- Gutowski, WJ;
- Ullrich, PA;
- Hall, A;
- Leung, LR;
- O’Brien, TA;
- Patricola, CM;
- Arritt, RW;
- Bukovsky, MS;
- Calvin, KV;
- Feng, Z;
- Jones, AD;
- Kooperman, GJ;
- Monier, E;
- Pritchard, MS;
- Pryor, SC;
- Qian, Y;
- Rhoades, AM;
- Roberts, AF;
- Sakaguchi, K;
- Urban, N;
- Zarzycki, C
Regional climate modeling addresses our need to understand and simulate climatic processes and phenomena unresolved in global models. This paper highlights examples of current approaches to and innovative uses of regional climate modeling that deepen understanding of the climate system. High-resolution models are generally more skillful in simulating extremes, such as heavy precipitation, strong winds, and severe storms. In addition, research has shown that finescale features such as mountains, coastlines, lakes, irrigation, land use, and urban heat islands can substantially influence a region's climate and its response to changing forcings. Regional climate simulations explicitly simulating convection are now being performed, providing an opportunity to illuminate new physical behavior that previously was represented by parameterizations with large uncertainties.

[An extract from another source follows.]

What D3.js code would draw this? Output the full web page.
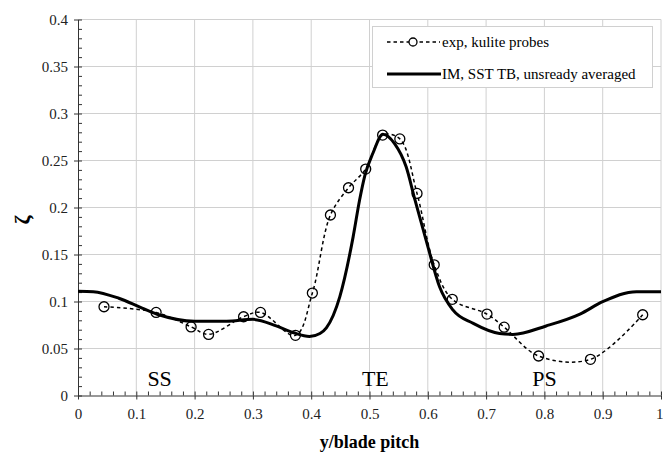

Regional and global models are both advancing toward higher resolution, as computational capacity increases. However, the resolution and ensemble size necessary to produce a sufficient statistical sample of these processes in global models has proven too costly for contemporary supercomputing systems. Regional climate models are thus indispensable tools that complement global models for understanding physical processes governing regional climate variability and change. The deeper understanding of regional climate processes also benefits stakeholders and policymakers who need physically robust, high-resolution climate information to guide societal responses to changing climate. Key scientific questions that will continue to require regional climate models, and opportunities are emerging for addressing those questions.